A Framework for QoS-aware Execution of Workflows over the Cloud

The Cloud Computing paradigm is providing system architects with a new powerful tool for building scalable applications. Clouds allow allocation of resources on a “pay-as-you-go” model, so that additional resources can be requested during peak loads and released after that. However, this flexibility asks for appropriate dynamic reconfiguration strategies. In this paper we describe SAVER (qoS-Aware workflows oVER the Cloud), a QoS-aware algorithm for executing workflows involving Web Services hosted in a Cloud environment. SAVER allows execution of arbitrary workflows subject to response time constraints. SAVER uses a passive monitor to identify workload fluctuations based on the observed system response time. The information collected by the monitor is used by a planner component to identify the minimum number of instances of each Web Service which should be allocated in order to satisfy the response time constraint. SAVER uses a simple Queueing Network (QN) model to identify the optimal resource allocation. Specifically, the QN model is used to identify bottlenecks, and predict the system performance as Cloud resources are allocated or released. The parameters used to evaluate the model are those collected by the monitor, which means that SAVER does not require any particular knowledge of the Web Services and workflows being executed. Our approach has been validated through numerical simulations, whose results are reported in this paper.

💡 Research Summary

The paper introduces SAVER (QoS‑Aware workflows over the Cloud), a framework designed to execute arbitrary web‑service‑based workflows in a cloud environment while guaranteeing that the average execution time of each workflow class stays below a negotiated SLA threshold. The authors first motivate the need for dynamic reconfiguration in cloud‑based systems, pointing out that traditional static provisioning either over‑provisions resources or fails to meet QoS under variable workloads.

SAVER’s objective is formally expressed as a minimization problem: minimize the total number of service instances Σₖ Nₖ subject to response‑time constraints R_c(N) ≤ R⁺_c for every workflow class c. To solve this, the authors adopt an open, multiclass Queueing Network (QN) model. Each web‑service instance is represented as a FIFO server; the model captures both the service demand D_ck (average processing time of class‑c requests on service k) and the queuing delay. Utilization of a service instance is U_k(N) = (∑_c λ_c·D_ck)/N_k, where λ_c is the observed arrival rate of class‑c workflows. All model parameters are obtained at runtime through passive monitoring, eliminating the need for prior knowledge of the services or workflows.

The control logic follows the classic MAPE (Monitor‑Analyze‑Plan‑Execute) loop. During monitoring, SAVER continuously gathers per‑service response times, utilizations, and arrival rates. The analysis step checks whether any SLA is violated. If so, the planning step uses the QN model to evaluate candidate configurations. A greedy algorithm identifies the most loaded service (the bottleneck) and incrementally adds instances until all response‑time constraints are satisfied; it also removes surplus instances when utilization drops, thereby reducing cost. Because the QN model predicts the “bottleneck shift” phenomenon—where fixing one bottleneck may create another—the planner can compute a near‑optimal configuration in a single step rather than iteratively reacting after each change. The execute step issues the appropriate cloud API calls to provision or de‑provision virtual machines hosting the service instances.
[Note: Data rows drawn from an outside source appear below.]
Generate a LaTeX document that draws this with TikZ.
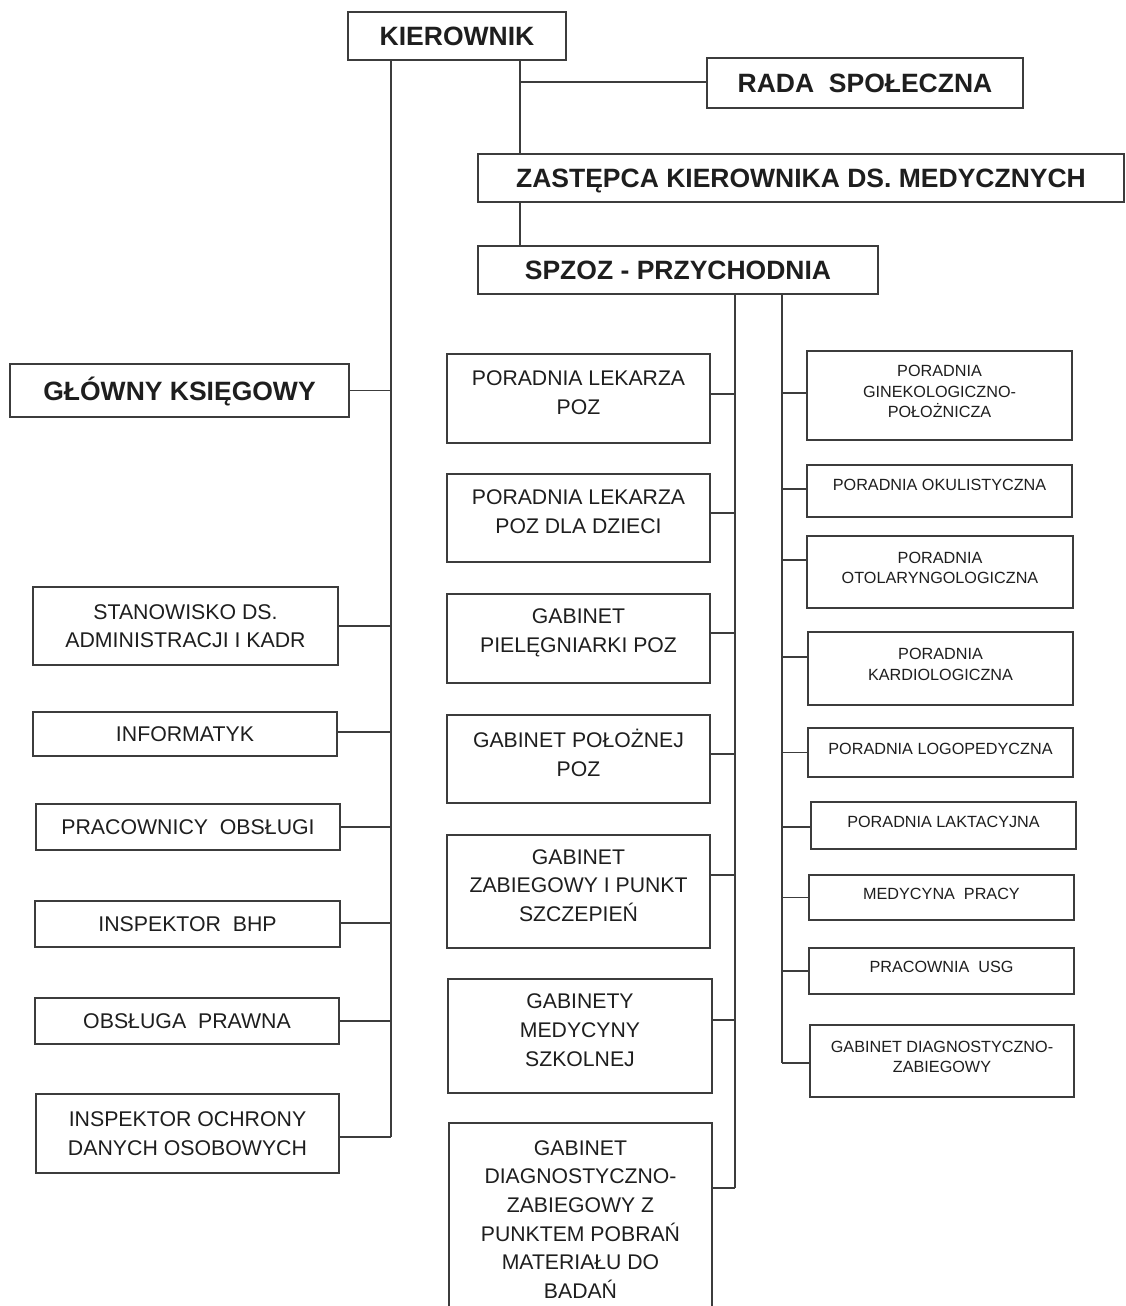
\documentclass[tikz,border=0pt]{standalone}
\usepackage{fontspec}
\setmainfont{Liberation Sans}
\usetikzlibrary{fit}
\definecolor{linec}{HTML}{3C3C3C}
\definecolor{txt}{HTML}{1E1E1E}
\newcommand\orgbox[7]{%
  \node[box,fit={(#2,#3)(#4,#5)}] (#1) {};
  \node[#6] (#1-t) at (#1) {#7};}
\newcommand\hconne[3]{%
  \coordinate (#1c) at ([yshift=#2]#1.east);
  \draw[conn] (#1c) -- (#1c -| #3);}
\newcommand\hconnw[3]{%
  \coordinate (#1c) at ([yshift=#2]#1.west);
  \draw[conn] (#1c) -- (#1c -| #3);}
\begin{document}
\begin{tikzpicture}[x=1pt,y=-1pt,
  box/.style={draw=linec,line width=1.4pt,inner sep=0pt,rectangle},
  conn/.style={draw=linec,line width=1.4pt},
  title/.style={font=\fontsize{26.5}{32}\selectfont\bfseries,text=txt,
                text height=19pt,text depth=0pt,inner sep=0pt},
  lefttxt/.style={font=\fontsize{21.3}{28.5}\selectfont,align=center,text=txt,inner sep=0pt},
  midtxt/.style={font=\fontsize{21.2}{28.7}\selectfont,align=center,text=txt,inner sep=0pt,yshift=6pt},
  rtxt/.style={font=\fontsize{16.2}{20.5}\selectfont,align=center,text=txt,inner sep=0pt,yshift=4pt}]
\useasboundingbox (0,0) rectangle (1126,1306);
\fill[white] (0,0) rectangle (1126,1306);
\clip (0,0) rectangle (1126,1306);

% top
\orgbox{kier}{348}{12}{566}{60}{title}{KIEROWNIK}
\orgbox{rada}{707}{58}{1023}{108}{title}{RADA\ \ SPOŁECZNA}
\orgbox{zast}{478}{154}{1124}{202}{title}{ZASTĘPCA KIEROWNIKA DS. MEDYCZNYCH}
\orgbox{spzoz}{478}{246}{878}{294}{title}{SPZOZ - PRZYCHODNIA}
\orgbox{gk}{10}{364}{349}{417}{title}{GŁÓWNY KSIĘGOWY}

% left column
\orgbox{l1}{33}{587}{338}{665}{lefttxt}{STANOWISKO DS.\\ADMINISTRACJI I KADR}
\orgbox{l2}{33}{712}{337}{756}{lefttxt}{INFORMATYK}
\orgbox{l3}{36}{804}{340}{850}{lefttxt}{PRACOWNICY\ \ OBSŁUGI}
\orgbox{l4}{35}{901}{340}{947}{lefttxt}{INSPEKTOR\ \ BHP}
\orgbox{l5}{35}{998}{339}{1044}{lefttxt}{OBSŁUGA\ \ PRAWNA}
\orgbox{l6}{36}{1094}{339}{1173}{lefttxt}{INSPEKTOR OCHRONY\\DANYCH OSOBOWYCH}

% middle column
\orgbox{m1}{447}{354}{710}{443}{midtxt}{PORADNIA LEKARZA\\POZ}
\orgbox{m2}{447}{474}{710}{562}{midtxt}{PORADNIA LEKARZA\\POZ DLA DZIECI}
\orgbox{m3}{447}{594}{710}{683}{midtxt}{GABINET\\PIELĘGNIARKI POZ}
\orgbox{m4}{447}{715}{710}{803}{midtxt}{GABINET POŁOŻNEJ\\POZ}
\orgbox{m5}{447}{835}{710}{948}{midtxt}{GABINET\\ZABIEGOWY I PUNKT\\SZCZEPIEŃ}
\orgbox{m6}{448}{979}{712}{1093}{midtxt}{GABINETY\\MEDYCYNY\\SZKOLNEJ}
\orgbox{m7}{449}{1123}{712}{1316}{midtxt,yshift=-6pt}{GABINET\\DIAGNOSTYCZNO-\\ZABIEGOWY Z\\PUNKTEM POBRAŃ\\MATERIAŁU DO\\BADAŃ}

% right column
\orgbox{r1}{807}{351}{1072}{440}{rtxt}{PORADNIA\\GINEKOLOGICZNO-\\POŁOŻNICZA}
\orgbox{r2}{807}{465}{1072}{517}{rtxt,yshift=2pt}{PORADNIA OKULISTYCZNA}
\orgbox{r3}{807}{536}{1073}{608}{rtxt}{PORADNIA\\OTOLARYNGOLOGICZNA}
\orgbox{r4}{808}{632}{1073}{705}{rtxt}{PORADNIA\\KARDIOLOGICZNA}
\orgbox{r5}{808}{728}{1073}{777}{rtxt}{PORADNIA LOGOPEDYCZNA}
\orgbox{r6}{811}{802}{1076}{849}{rtxt}{PORADNIA LAKTACYJNA}
\orgbox{r7}{809}{875}{1074}{920}{rtxt}{MEDYCYNA\ \ PRACY}
\orgbox{r8}{809}{948}{1074}{994}{rtxt}{PRACOWNIA\ \ USG}
\orgbox{r9}{810}{1025}{1074}{1097}{rtxt}{GABINET DIAGNOSTYCZNO-\\ZABIEGOWY}

% bus positions
\coordinate (bL) at (391,0);
\coordinate (bK) at (520,0);
\coordinate (bM) at (735,0);
\coordinate (bR) at (782,0);

% top connectors
\draw[conn] (kier.south -| bK) -- (zast.north -| bK);
\coordinate (radac) at ([yshift=1pt]rada.west);
\draw[conn] (radac -| bK) -- (radac);
\draw[conn] (zast.south -| bK) -- (spzoz.north -| bK);

% left bus
\hconne{gk}{0pt}{bL}
\hconne{l1}{0pt}{bL}
\hconne{l2}{2pt}{bL}
\hconne{l3}{0pt}{bL}
\hconne{l4}{1pt}{bL}
\hconne{l5}{0pt}{bL}
\hconne{l6}{-3.5pt}{bL}
\draw[conn] (kier.south -| bL) -- (l6c -| bL);

% middle bus
\hconne{m1}{4.5pt}{bM}
\hconne{m2}{5pt}{bM}
\hconne{m3}{5.5pt}{bM}
\hconne{m4}{5pt}{bM}
\hconne{m5}{16.5pt}{bM}
\hconne{m6}{16pt}{bM}
\hconne{m7}{31.5pt}{bM}
\draw[conn] (spzoz.south -| bM) -- (m7c -| bM);

% right bus
\hconnw{r1}{2.5pt}{bR}
\hconnw{r2}{2pt}{bR}
\hconnw{r3}{12pt}{bR}
\hconnw{r4}{11.5pt}{bR}
\hconnw{r5}{0pt}{bR}
\hconnw{r6}{-1.5pt}{bR}
\hconnw{r7}{0pt}{bR}
\hconnw{r8}{0pt}{bR}
\hconnw{r9}{-2pt}{bR}
\draw[conn] (spzoz.south -| bR) -- (r9c -| bR);
\end{tikzpicture}
\end{document}
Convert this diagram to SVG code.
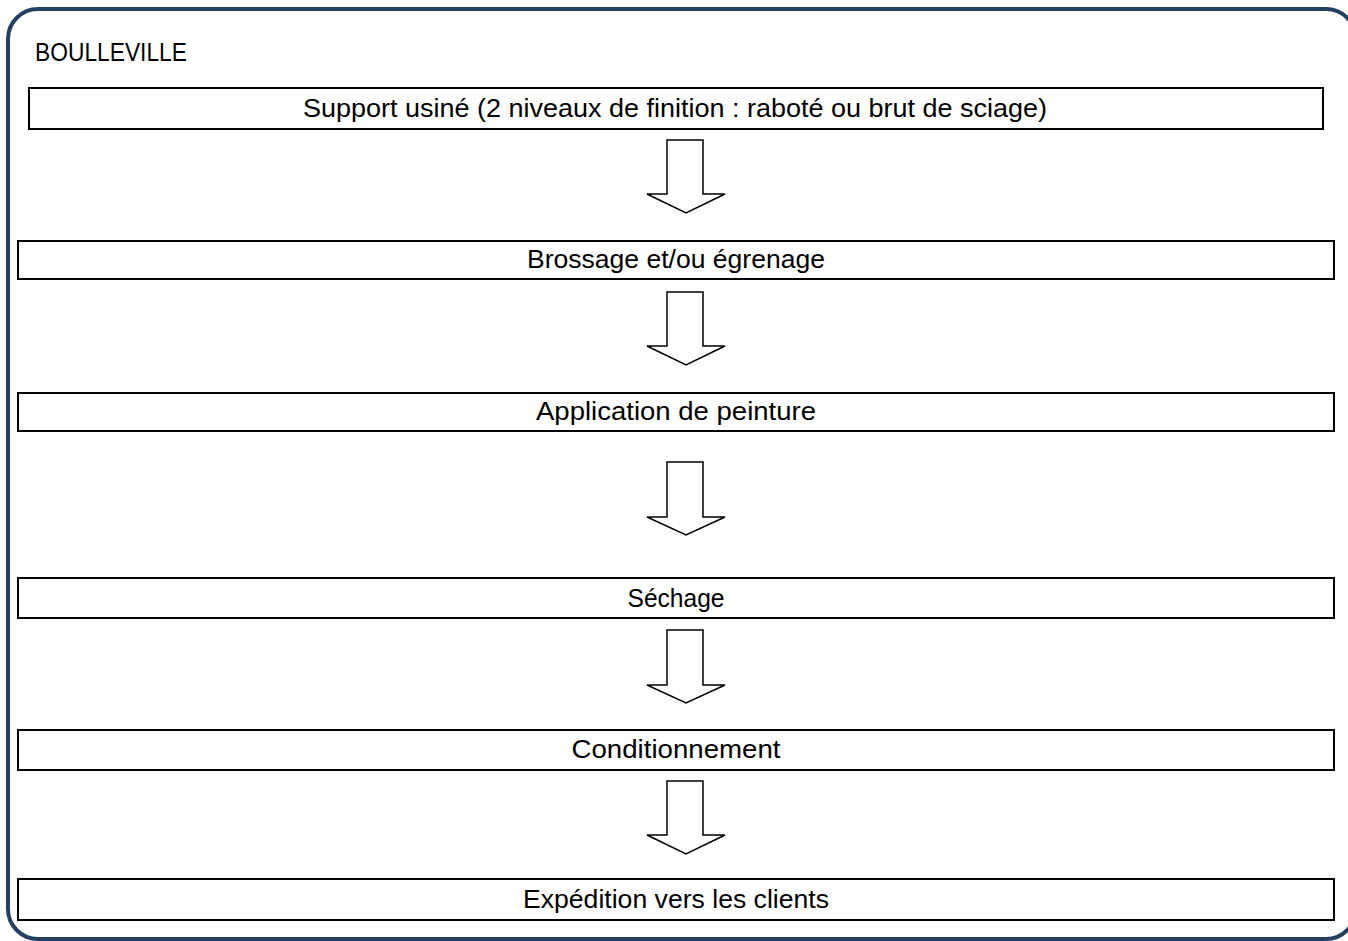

Related work is surveyed, highlighting that many existing approaches rely on control‑theory feedback loops, machine‑learning predictions, or utility‑based optimization, often at the VM or single‑service level. SAVER distinguishes itself by operating at the service‑instance granularity, using a lightweight QN model that can be solved in milliseconds, and by planning multi‑step reconfigurations proactively.

The authors validate SAVER through extensive simulation experiments involving two workflow classes (arrival rates of 2 and 1 requests per second) and three web services with differing capacities. The results demonstrate that SAVER maintains SLA compliance while reducing the average number of active instances by 20‑30 % compared with a static worst‑case provisioning strategy. Moreover, the model‑based planning reacts quickly to workload spikes, avoiding the slow, sequential scaling typical of purely reactive systems.

Limitations acknowledged include the assumption of exponentially distributed inter‑arrival times and perfectly balanced load distribution among instances. Real clouds exhibit non‑Poisson traffic, VM spin‑up delays, and inter‑service dependencies, which are not captured in the current model. Future research directions propose extending the QN model to handle non‑exponential arrivals, incorporating scaling latencies and cost models, and exploring reinforcement‑learning policies that can adapt to more complex, stochastic environments.

In summary, SAVER provides a practical, model‑driven approach to QoS‑aware workflow execution in the cloud, achieving significant resource savings while respecting SLA constraints, and laying groundwork for more sophisticated adaptive resource management techniques.